Milan, a hard-working, austere and concrete city, the command centre of industry and finance. This is undoubtedly true, but Milan is also the city of fashion and creativity, the city of a thousand talents and great events. And, every spring, the Salone del Mobile lets the world know why Milan is seen as the capital of design. As the Manifesto for this fifty-seventh edition proclaims, the Salone is not simply a trade fair but also a system of connections and innovations. And into this ecosystem of excellence, bearing witness to the close relationship between the history of industry and that of creativity, naturally enters the story of Pirelli.
From the moment that the engineer Giovanni Battista Pirelli founded «Pirelli&C.» in Milan in 1872, with the aim of producing «technical articles» in rubber, Milan’s transformation took place also through the evolution of the company with the distinctive letter P. From the industrial revolution to its more recent urban transformations Pirelli has accompanied and driven the city’s development, inextricably linked to the technological progress of the Lombard capital and the changes that have unfolded in its cultural and economic fabric.
Movement, light, space, communication, image and sound are the elements uniting all of the outstanding exhibits at Design Week, pillars of genius applied to reality. Elements that through the years Pirelli has known how to develop with a cutting-edge spirit, thanks to its “polytechnical culture”: a sophisticated web of relationships, creativity and social responsibility. For example it was precisely the power of communication that enabled the company to assert its distinctive trademark, with advertising campaigns conceived by artists and designers that have become a part of both everyday custom and the history of art, including Fulvio Bianconi’s illustrations of the Milanese factory and the advertising campaigns of the architect Alessandro Mendini.
And at the Salone this communication also comes across through its exhibition stands, fully-fledged showcases in which the artist adds his own interpretation to the image of the company and its products. An outstanding example in this context is the “maze” created by Bruno Munari in 1954 for the 32nd Fiera di Milano, promoting and extolling the Pirelli Coria sole: a graphic journey, “a walk with progress” that was later included in the MoMA Collection in New York. Or the poster-window designed in 1959 by the illustrator Lora Lamm to advertise Pirelli’s motor scooter tyres, now on show at the Milan Triennale among 180 iconic works tracing the history of Italian 20th Century design.

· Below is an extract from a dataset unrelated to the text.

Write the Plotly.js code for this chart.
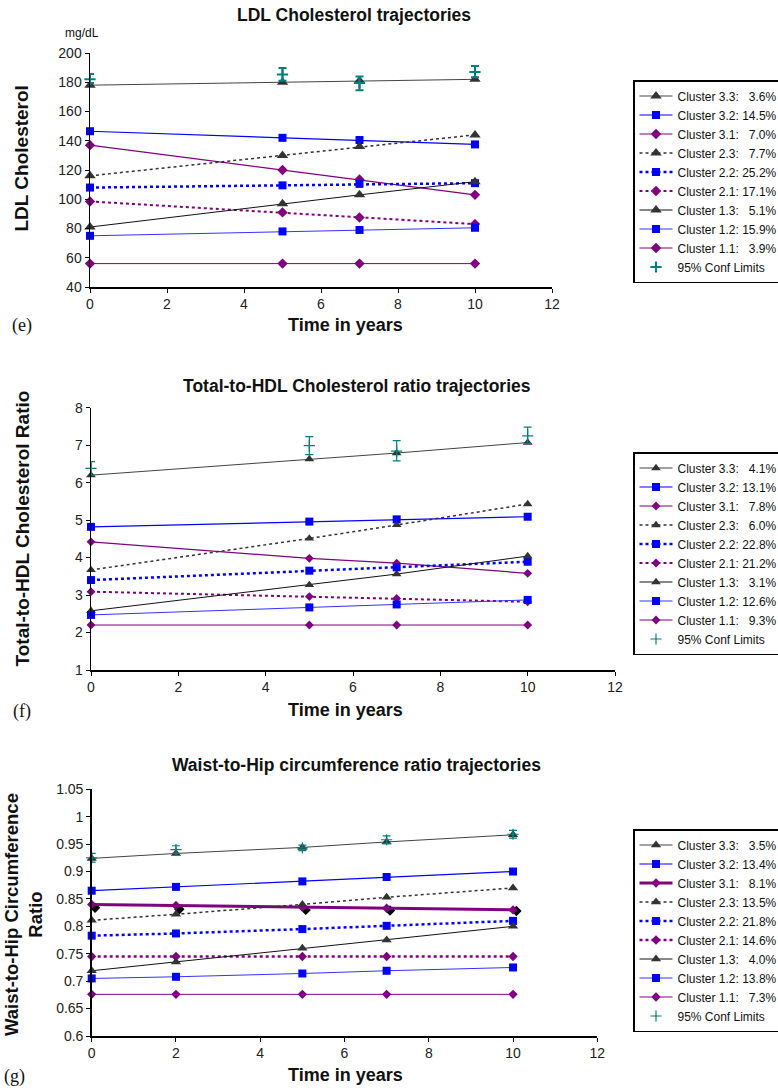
<!DOCTYPE html>
<html>
<head>
<meta charset="utf-8">
<script src="https://cdn.plot.ly/plotly-3.0.1.min.js"></script>
<style>html,body{margin:0;padding:0;background:#fff;}#chart{width:778px;height:1088px;}</style>
</head>
<body>
<div id="chart"></div>
<script>
// ---------- DATA ----------
const clusterNames = ['Cluster 3.3', 'Cluster 3.2', 'Cluster 3.1', 'Cluster 2.3', 'Cluster 2.2', 'Cluster 2.1', 'Cluster 1.3', 'Cluster 1.2', 'Cluster 1.1'];
const ciName = '95% Conf Limits';

// (e) LDL Cholesterol
const timeE = [0, 5, 7, 10];
const pctE = ['3.6%', '14.5%', '7.0%', '7.7%', '25.2%', '17.1%', '5.1%', '15.9%', '3.9%'];
const ldlC33 = [178, 180, 181, 182];
const ldlC32 = [146.5, 142, 140.5, 137.5];
const ldlC31 = [137, 120, 113.5, 103];
const ldlC23 = [116, 130, 136, 144];
const ldlC22 = [108, 109.5, 110.5, 111];
const ldlC21 = [98.5, 91, 87.5, 83];
const ldlC13 = [81, 97, 103, 112];
const ldlC12 = [75, 78, 79, 80.5];
const ldlC11 = [56, 56, 56, 56];
const ldlCiMid = [182, 185.3, 179.5, 187];
const ldlCiLow = [179.5, 181, 174.5, 183.4];
const ldlCiHigh = [185.6, 189.7, 184, 191.1];
const ldlTicksY = [40, 60, 80, 100, 120, 140, 160, 180, 200];

// (f) Total-to-HDL Cholesterol ratio
const timeF = [0, 5, 7, 10];
const pctF = ['4.1%', '13.1%', '7.8%', '6.0%', '22.8%', '21.2%', '3.1%', '12.6%', '9.3%'];
const tcC33 = [6.2, 6.63, 6.79, 7.07];
const tcC32 = [4.82, 4.96, 5.02, 5.09];
const tcC31 = [4.42, 3.98, 3.85, 3.58];
const tcC23 = [3.67, 4.51, 4.87, 5.43];
const tcC22 = [3.4, 3.65, 3.74, 3.89];
const tcC21 = [3.09, 2.96, 2.91, 2.82];
const tcC13 = [2.58, 3.27, 3.56, 4.04];
const tcC12 = [2.47, 2.67, 2.75, 2.87];
const tcC11 = [2.2, 2.2, 2.2, 2.2];
const tcCiMid = [6.38, 6.99, 6.84, 7.25];
const tcCiLow = [6.2, 6.75, 6.58, 7.05];
const tcCiHigh = [6.56, 7.23, 7.12, 7.48];
const tcTicksY = [1, 2, 3, 4, 5, 6, 7, 8];

// (g) Waist-to-Hip ratio
const timeG = [0, 2, 5, 7, 10];
const pctG = ['3.5%', '13.4%', '8.1%', '13.5%', '21.8%', '14.6%', '4.0%', '13.8%', '7.3%'];
const whC33 = [0.924, 0.933, 0.944, 0.954, 0.967];
const whC32 = [0.865, 0.872, 0.882, 0.890, 0.900];
const whC31 = [0.840, 0.838, 0.835, 0.833, 0.830];
const whC23 = [0.811, 0.822, 0.840, 0.853, 0.870];
const whC22 = [0.783, 0.787, 0.795, 0.801, 0.810];
const whC21 = [0.745, 0.745, 0.745, 0.745, 0.745];
const whC13 = [0.719, 0.735, 0.760, 0.775, 0.800];
const whC12 = [0.705, 0.708, 0.714, 0.719, 0.725];
const whC11 = [0.676, 0.676, 0.676, 0.676, 0.676];
const whCiMid = [0.925, 0.940, 0.943, 0.958, 0.968];
const whCiLow = [0.917, 0.933, 0.938, 0.951, 0.961];
const whCiHigh = [0.933, 0.947, 0.948, 0.965, 0.975];
const whExtraX = [0.08, 2.08, 5.08, 7.08, 10.08];
const whExtraY = [0.834, 0.831, 0.830, 0.829, 0.828];
const whTicksY = [0.6, 0.65, 0.7, 0.75, 0.8, 0.85, 0.9, 0.95, 1, 1.05];
const whTickText = ['0.6', '0.65', '0.7', '0.75', '0.8', '0.85', '0.9', '0.95', '1', '1.05'];

const xTicks = [0, 2, 4, 6, 8, 10, 12];

// ---------- STYLES ----------
const FONT = 'Liberation Sans, Arial, sans-serif';
const GRAY = '#333333', BLUE = '#0000ff', PURPLE = '#800080', TEAL = '#008080';
const styles = [
  {sym: 'triangle-up', mc: GRAY, lc: '#444444', w: 1, dash: 'solid', ms: 10},
  {sym: 'square', mc: BLUE, lc: BLUE, w: 1.2, dash: 'solid', ms: 8},
  {sym: 'diamond', mc: PURPLE, lc: PURPLE, w: 1.2, dash: 'solid', ms: 8},
  {sym: 'triangle-up', mc: GRAY, lc: GRAY, w: 1.5, dash: 'dot', ms: 10},
  {sym: 'square', mc: BLUE, lc: BLUE, w: 2.5, dash: 'dot', ms: 8},
  {sym: 'diamond', mc: PURPLE, lc: PURPLE, w: 2, dash: 'dot', ms: 8},
  {sym: 'triangle-up', mc: GRAY, lc: '#111111', w: 1, dash: 'solid', ms: 10},
  {sym: 'square', mc: BLUE, lc: '#3333ff', w: 1, dash: 'solid', ms: 8},
  {sym: 'diamond', mc: PURPLE, lc: PURPLE, w: 1, dash: 'solid', ms: 8}
];

const nb = '\u00a0';
function label(name, pct) {
  const pad = pct.length < 5 ? nb + nb + nb : nb;
  return name + ':' + pad + pct;
}

const traces = [];
function addPanel(xs, series, pcts, ciMid, ciLow, ciHigh, xa, ya, leg, opts) {
  series.forEach((ys, i) => {
    const s = styles[i];
    const w = (opts.widths && opts.widths[i]) ? opts.widths[i] : s.w;
    traces.push({
      type: 'scatter', mode: 'lines+markers', x: xs, y: ys,
      name: label(clusterNames[i], pcts[i]),
      xaxis: xa, yaxis: ya, legend: leg, cliponaxis: false,
      line: {color: s.lc, width: w, dash: s.dash},
      marker: {symbol: s.sym, color: s.mc, size: opts.msScale ? s.ms * opts.msScale[i] : s.ms, line: {width: 0}}
    });
  });
  traces.push({
    type: 'scatter', mode: 'markers', x: xs, y: ciMid, name: ciName,
    xaxis: xa, yaxis: ya, legend: leg, cliponaxis: false,
    marker: {symbol: 'cross-thin-open', size: 8, color: TEAL, line: {color: TEAL, width: opts.ciW}},
    error_y: {type: 'data', symmetric: false,
      array: ciHigh.map((h, k) => h - ciMid[k]),
      arrayminus: ciMid.map((m, k) => m - ciLow[k]),
      color: TEAL, thickness: opts.ciW, width: 4}
  });
}

addPanel(timeE, [ldlC33, ldlC32, ldlC31, ldlC23, ldlC22, ldlC21, ldlC13, ldlC12, ldlC11], pctE,
  ldlCiMid, ldlCiLow, ldlCiHigh, 'x', 'y', 'legend', {ciW: 2});
addPanel(timeF, [tcC33, tcC32, tcC31, tcC23, tcC22, tcC21, tcC13, tcC12, tcC11], pctF,
  tcCiMid, tcCiLow, tcCiHigh, 'x2', 'y2', 'legend2', {ciW: 1.2, msScale: [0.85,1,0.85,0.85,1,0.85,0.85,1,0.85]});
// extra unlabelled series (black diamonds) in panel (g)
traces.push({
  type: 'scatter', mode: 'markers', x: whExtraX, y: whExtraY, showlegend: false,
  xaxis: 'x3', yaxis: 'y3', cliponaxis: false,
  marker: {symbol: 'diamond', color: '#000000', size: 8}
});
addPanel(timeG, [whC33, whC32, whC31, whC23, whC22, whC21, whC13, whC12, whC11], pctG,
  whCiMid, whCiLow, whCiHigh, 'x3', 'y3', 'legend3',
  {ciW: 1.2, widths: [1, 1.2, 3, 1.5, 2.5, 2.5, 1, 1, 1], msScale: [0.9,1,0.9,0.9,1,0.9,0.9,1,0.9]});

// ---------- LAYOUT ----------
const W = 778, H = 1088;
const fx = p => p / W;
const fy = p => 1 - p / H;

function xAxis(dom, anchor) {
  return {domain: [fx(dom[0]), fx(dom[1])], anchor: anchor, range: [0, 12],
    tickvals: xTicks, ticktext: xTicks.map(String),
    showline: true, linecolor: '#000', linewidth: 1.5, ticks: 'outside', ticklen: 4, tickcolor: '#000',
    showgrid: false, zeroline: false, tickfont: {family: FONT, size: 14, color: '#222'}, fixedrange: true};
}
function yAxis(dom, anchor, range, tv, tt) {
  return {domain: [fy(dom[1]), fy(dom[0])], anchor: anchor, range: range,
    tickvals: tv, ticktext: tt || tv.map(String),
    showline: true, linecolor: '#000', linewidth: 1.5, ticks: 'outside', ticklen: 4, tickcolor: '#000',
    showgrid: false, zeroline: false, tickfont: {family: FONT, size: 14, color: '#222'}, fixedrange: true};
}
function legendAt(top) {
  return {x: fx(633), y: fy(top), xanchor: 'left', yanchor: 'top', bgcolor: '#fff',
    bordercolor: '#000', borderwidth: 1.5, font: {family: FONT, size: 12, color: '#111'},
    itemwidth: 33, tracegroupgap: 0, traceorder: 'normal'};
}
function ann(text, x, y, size, opts) {
  return Object.assign({text: text, x: fx(x), y: fy(y), xref: 'paper', yref: 'paper',
    xanchor: 'center', yanchor: 'middle', showarrow: false,
    font: {family: FONT, size: size, color: '#111'}}, opts || {});
}
const bold = (size) => ({font: {family: FONT, size: size, color: '#111', weight: 'bold'}});
const serif = {font: {family: 'Liberation Serif, Times New Roman, serif', size: 18, color: '#111'}};

const layout = {
  width: W, height: H, paper_bgcolor: '#fff', plot_bgcolor: 'rgba(0,0,0,0)',
  margin: {l: 0, r: 0, t: 0, b: 0, autoexpand: false},
  showlegend: true,
  xaxis: xAxis([90, 552], 'y'),
  yaxis: yAxis([53, 287], 'x', [40, 200], ldlTicksY),
  xaxis2: xAxis([91, 615], 'y2'),
  yaxis2: yAxis([407.7, 670], 'x2', [1, 8], tcTicksY),
  xaxis3: xAxis([91.7, 597.3], 'y3'),
  yaxis3: yAxis([789.3, 1036], 'x3', [0.6, 1.05], whTicksY, whTickText),
  legend: legendAt(80),
  legend2: legendAt(452),
  legend3: legendAt(829),
  annotations: [
    ann('LDL Cholesterol trajectories', 354, 15, 17.5, bold(17.5)),
    ann('mg/dL', 82, 33, 12),
    ann('LDL Cholesterol', 21.5, 159, 19, Object.assign({textangle: -90}, bold(19))),
    ann('Time in years', 345, 325, 18, bold(18)),
    ann('(e)', 22, 325, 18, serif),

    ann('Total-to-HDL Cholesterol ratio trajectories', 357, 386, 17.5, bold(17.5)),
    ann('Total-to-HDL Cholesterol Ratio', 21.5, 529, 19, Object.assign({textangle: -90}, bold(19))),
    ann('Time in years', 345, 710, 18, bold(18)),
    ann('(f)', 22, 711, 18, serif),

    ann('Waist-to-Hip circumference ratio trajectories', 356, 765, 17.5, bold(17.5)),
    ann('Waist-to-Hip Circumference<br>Ratio', 23, 915, 18.5, Object.assign({textangle: -90}, bold(18.5))),
    ann('Time in years', 345, 1075, 18, bold(18)),
    ann('(g)', 14, 1076, 18, serif)
  ]
};

Plotly.newPlot('chart', traces, layout, {displayModeBar: false, staticPlot: true});
</script>
</body>
</html>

And precisely to mark Design Week, the Pirelli Foundation - drawing upon the company’s rich historical archives - is telling the story in episodes of a century of evolution for the Pirelli stand in Milan. Here we can find, for example, a remarkable photograph from 1924 picturing the Pirelli pavilion at the Fiera Campionaria di Milano, the precursor to the Salone. This is one of the oldest images, a unique testimony of how exhibition “design” of nearly a century ago was conceived. The Pirelli Cord tyres used by Tazio Nuvolari, large rolls of elastic thread, tangled cables, rubberised fabrics and two real rubber trees: objects of all kinds alongside each other that bear witness to a capacity and manufacturing diversification that was already worthy of a large multinational. Little form and much substance Because, deep down, behind the image of pavilions that today seem like theatres, behind the meticulously designed fittings, lies the work of the factories, an extraordinary production network made up of small, even tiny craft enterprises alongside giants like Pirelli. A world of rubber that, also through the Salone, has moulded the history of Milan and Italy and has created its own unmistakable style: the Pirelli style.